Given problem:
Omit any picture, and return the remaining data exactly as written.

Collected data:

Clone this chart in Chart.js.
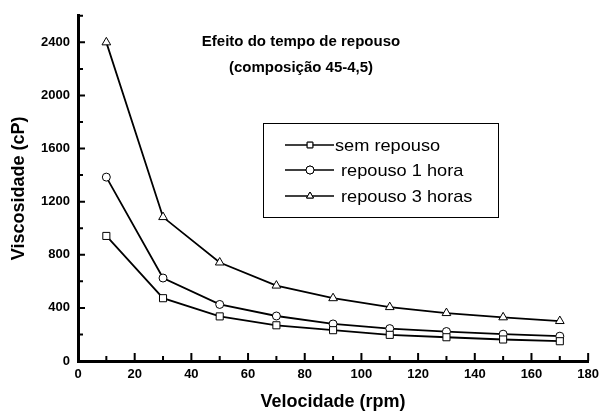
<!DOCTYPE html>
<html>
<head>
<meta charset="utf-8">
<script src="https://cdn.jsdelivr.net/npm/chart.js@4/dist/chart.umd.min.js"></script>
<style>
html,body{margin:0;padding:0;background:#fff;}
#wrap{width:605px;height:414px;position:relative;}
</style>
</head>
<body>
<div id="wrap"><canvas id="c"></canvas></div>
<script>
// ---- data ----
const velocidade = [10, 30, 50, 70, 90, 110, 130, 150, 170];
const semRepouso = [942, 473, 336, 269, 232, 197, 179, 162, 149];
const repouso1h  = [1385, 625, 426, 339, 279, 244, 222, 202, 187];
const repouso3h  = [2400, 1084, 742, 568, 473, 406, 361, 329, 301];
const seriesNames = ["sem repouso", "repouso 1 hora", "repouso 3 horas"];
const xTickLabels = [0, 20, 40, 60, 80, 100, 120, 140, 160, 180];
const yTickLabels = [0, 400, 800, 1200, 1600, 2000, 2400];
const titleLines = ["Efeito do tempo de repouso", "(composição 45-4,5)"];
const xTitle = "Velocidade (rpm)";
const yTitle = "Viscosidade (cP)";

const toXY = ys => velocidade.map((x, i) => ({x: x, y: ys[i]}));

const FONT = "'Liberation Sans', Arial, sans-serif";

const styles = [
  {pointStyle: 'rect', pointRadius: 5},
  {pointStyle: 'circle', pointRadius: 4},
  {pointStyle: 'triangle', pointRadius: 5}
];

const datasets = [semRepouso, repouso1h, repouso3h].map((ys, i) => ({
  label: seriesNames[i],
  data: toXY(ys),
  borderColor: '#000',
  backgroundColor: '#fff',
  borderWidth: 1.8,
  pointBorderColor: '#000',
  pointBackgroundColor: '#fff',
  pointBorderWidth: 1,
  pointStyle: styles[i].pointStyle,
  pointRadius: styles[i].pointRadius,
  tension: 0,
  fill: false
}));

// inward ticks
const innerTicks = {
  id: 'innerTicks',
  afterDraw(chart) {
    const ctx = chart.ctx;
    const xs = chart.scales.x, ys = chart.scales.y;
    const ax = chart.chartArea.bottom;
    const ay = chart.chartArea.left;
    ctx.save();
    ctx.strokeStyle = '#000';
    ctx.lineWidth = 2;
    ctx.beginPath();
    for (let v = 10; v <= 180; v += 10) {
      const px = xs.getPixelForValue(v);
      const len = (v % 20 === 0) ? 8 : 5;
      ctx.moveTo(px, ax);
      ctx.lineTo(px, ax - len);
    }
    for (let v = 200; v <= 2600; v += 200) {
      const py = ys.getPixelForValue(v);
      const len = (v % 400 === 0) ? 7 : 5;
      ctx.moveTo(ay, py);
      ctx.lineTo(ay + len, py);
    }
    ctx.stroke();
    ctx.restore();
  }
};

function wideText(ctx, txt, x, y, sx) {
  ctx.save();
  ctx.translate(x, y);
  ctx.scale(sx, 1);
  ctx.fillText(txt, 0, 0);
  ctx.restore();
}

// in-plot title + legend box
const annot = {
  id: 'annot',
  afterDraw(chart) {
    const ctx = chart.ctx;
    ctx.save();
    ctx.fillStyle = '#000';
    ctx.textAlign = 'center';
    ctx.textBaseline = 'middle';
    ctx.font = "bold 15px " + FONT;
    ctx.fillText(titleLines[0], 301, 42);
    ctx.fillText(titleLines[1], 301, 68);

    // legend box
    ctx.strokeStyle = '#000';
    ctx.lineWidth = 1;
    ctx.strokeRect(263.5, 123.5, 235, 94);
    const rows = [145, 170, 196];
    const textX = [335, 341, 341];
    ctx.font = "17px " + FONT;
    ctx.textAlign = 'left';
    chart.data.datasets.forEach((ds, i) => {
      const y = rows[i];
      ctx.beginPath();
      ctx.lineWidth = 1.5;
      ctx.moveTo(285, y);
      ctx.lineTo(334, y);
      ctx.stroke();
      ctx.fillStyle = '#fff';
      ctx.lineWidth = 1;
      Chart.helpers.drawPoint(ctx, {pointStyle: ds.pointStyle, radius: 4, borderWidth: 1, rotation: 0}, 310, y);
      ctx.fill();
      ctx.stroke();
      ctx.fillStyle = '#000';
      wideText(ctx, ds.label, textX[i], y + 1, 1.07);
    });
    ctx.restore();
  }
};

new Chart(document.getElementById('c'), {
  type: 'line',
  data: {datasets: datasets},
  plugins: [innerTicks, annot],
  options: {
    responsive: true,
    maintainAspectRatio: false,
    animation: false,
    layout: {padding: {top: 13, right: 12, left: 0, bottom: 0}},
    plugins: {legend: {display: false}, title: {display: false}, tooltip: {enabled: false}},
    scales: {
      x: {
        type: 'linear',
        min: 0, max: 180,
        afterFit: s => { s.height = 53; },
        afterBuildTicks: s => { s.ticks = xTickLabels.map(v => ({value: v})); },
        grid: {display: false, drawTicks: false},
        border: {display: true, color: '#000', width: 3},
        ticks: {color: '#000', padding: 6, font: {family: FONT, size: 13, weight: 'bold'}, maxRotation: 0, autoSkip: false, callback: v => String(v)},
        title: {display: true, text: xTitle, color: '#000', font: {family: FONT, size: 18, weight: 'bold'}, padding: {top: 0, bottom: 1}}
      },
      y: {
        type: 'linear',
        min: 0, max: 2600,
        afterFit: s => { s.width = 78; },
        afterBuildTicks: s => { s.ticks = yTickLabels.map(v => ({value: v})); },
        grid: {display: false, drawTicks: false},
        border: {display: true, color: '#000', width: 3},
        ticks: {color: '#000', padding: 8, font: {family: FONT, size: 13, weight: 'bold'}, autoSkip: false, callback: v => String(v)},
        title: {display: true, text: yTitle, color: '#000', font: {family: FONT, size: 18, weight: 'bold'}, padding: {top: 8, bottom: 0}}
      }
    }
  }
});
</script>
</body>
</html>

Final result:
Clone this chart in Chart.js.
<!DOCTYPE html>
<html>
<head>
<meta charset="utf-8">
<script src="https://cdn.jsdelivr.net/npm/chart.js@4/dist/chart.umd.min.js"></script>
<style>
html,body{margin:0;padding:0;background:#fff;}
#wrap{width:605px;height:414px;position:relative;}
</style>
</head>
<body>
<div id="wrap"><canvas id="c"></canvas></div>
<script>
// ---- data ----
const velocidade = [10, 30, 50, 70, 90, 110, 130, 150, 170];
const semRepouso = [942, 473, 336, 269, 232, 197, 179, 162, 149];
const repouso1h  = [1385, 625, 426, 339, 279, 244, 222, 202, 187];
const repouso3h  = [2400, 1084, 742, 568, 473, 406, 361, 329, 301];
const seriesNames = ["sem repouso", "repouso 1 hora", "repouso 3 horas"];
const xTickLabels = [0, 20, 40, 60, 80, 100, 120, 140, 160, 180];
const yTickLabels = [0, 400, 800, 1200, 1600, 2000, 2400];
const titleLines = ["Efeito do tempo de repouso", "(composição 45-4,5)"];
const xTitle = "Velocidade (rpm)";
const yTitle = "Viscosidade (cP)";

const toXY = ys => velocidade.map((x, i) => ({x: x, y: ys[i]}));

const FONT = "'Liberation Sans', Arial, sans-serif";

const styles = [
  {pointStyle: 'rect', pointRadius: 5},
  {pointStyle: 'circle', pointRadius: 4},
  {pointStyle: 'triangle', pointRadius: 5}
];

const datasets = [semRepouso, repouso1h, repouso3h].map((ys, i) => ({
  label: seriesNames[i],
  data: toXY(ys),
  borderColor: '#000',
  backgroundColor: '#fff',
  borderWidth: 1.8,
  pointBorderColor: '#000',
  pointBackgroundColor: '#fff',
  pointBorderWidth: 1,
  pointStyle: styles[i].pointStyle,
  pointRadius: styles[i].pointRadius,
  tension: 0,
  fill: false
}));

// inward ticks
const innerTicks = {
  id: 'innerTicks',
  afterDraw(chart) {
    const ctx = chart.ctx;
    const xs = chart.scales.x, ys = chart.scales.y;
    const ax = chart.chartArea.bottom;
    const ay = chart.chartArea.left;
    ctx.save();
    ctx.strokeStyle = '#000';
    ctx.lineWidth = 2;
    ctx.beginPath();
    for (let v = 10; v <= 180; v += 10) {
      const px = xs.getPixelForValue(v);
      const len = (v % 20 === 0) ? 8 : 5;
      ctx.moveTo(px, ax);
      ctx.lineTo(px, ax - len);
    }
    for (let v = 200; v <= 2600; v += 200) {
      const py = ys.getPixelForValue(v);
      const len = (v % 400 === 0) ? 7 : 5;
      ctx.moveTo(ay, py);
      ctx.lineTo(ay + len, py);
    }
    ctx.stroke();
    ctx.restore();
  }
};

function wideText(ctx, txt, x, y, sx) {
  ctx.save();
  ctx.translate(x, y);
  ctx.scale(sx, 1);
  ctx.fillText(txt, 0, 0);
  ctx.restore();
}

// in-plot title + legend box
const annot = {
  id: 'annot',
  afterDraw(chart) {
    const ctx = chart.ctx;
    ctx.save();
    ctx.fillStyle = '#000';
    ctx.textAlign = 'center';
    ctx.textBaseline = 'middle';
    ctx.font = "bold 15px " + FONT;
    ctx.fillText(titleLines[0], 301, 42);
    ctx.fillText(titleLines[1], 301, 68);

    // legend box
    ctx.strokeStyle = '#000';
    ctx.lineWidth = 1;
    ctx.strokeRect(263.5, 123.5, 235, 94);
    const rows = [145, 170, 196];
    const textX = [335, 341, 341];
    ctx.font = "17px " + FONT;
    ctx.textAlign = 'left';
    chart.data.datasets.forEach((ds, i) => {
      const y = rows[i];
      ctx.beginPath();
      ctx.lineWidth = 1.5;
      ctx.moveTo(285, y);
      ctx.lineTo(334, y);
      ctx.stroke();
      ctx.fillStyle = '#fff';
      ctx.lineWidth = 1;
      Chart.helpers.drawPoint(ctx, {pointStyle: ds.pointStyle, radius: 4, borderWidth: 1, rotation: 0}, 310, y);
      ctx.fill();
      ctx.stroke();
      ctx.fillStyle = '#000';
      wideText(ctx, ds.label, textX[i], y + 1, 1.07);
    });
    ctx.restore();
  }
};

new Chart(document.getElementById('c'), {
  type: 'line',
  data: {datasets: datasets},
  plugins: [innerTicks, annot],
  options: {
    responsive: true,
    maintainAspectRatio: false,
    animation: false,
    layout: {padding: {top: 13, right: 12, left: 0, bottom: 0}},
    plugins: {legend: {display: false}, title: {display: false}, tooltip: {enabled: false}},
    scales: {
      x: {
        type: 'linear',
        min: 0, max: 180,
        afterFit: s => { s.height = 53; },
        afterBuildTicks: s => { s.ticks = xTickLabels.map(v => ({value: v})); },
        grid: {display: false, drawTicks: false},
        border: {display: true, color: '#000', width: 3},
        ticks: {color: '#000', padding: 6, font: {family: FONT, size: 13, weight: 'bold'}, maxRotation: 0, autoSkip: false, callback: v => String(v)},
        title: {display: true, text: xTitle, color: '#000', font: {family: FONT, size: 18, weight: 'bold'}, padding: {top: 0, bottom: 1}}
      },
      y: {
        type: 'linear',
        min: 0, max: 2600,
        afterFit: s => { s.width = 78; },
        afterBuildTicks: s => { s.ticks = yTickLabels.map(v => ({value: v})); },
        grid: {display: false, drawTicks: false},
        border: {display: true, color: '#000', width: 3},
        ticks: {color: '#000', padding: 8, font: {family: FONT, size: 13, weight: 'bold'}, autoSkip: false, callback: v => String(v)},
        title: {display: true, text: yTitle, color: '#000', font: {family: FONT, size: 18, weight: 'bold'}, padding: {top: 8, bottom: 0}}
      }
    }
  }
});
</script>
</body>
</html>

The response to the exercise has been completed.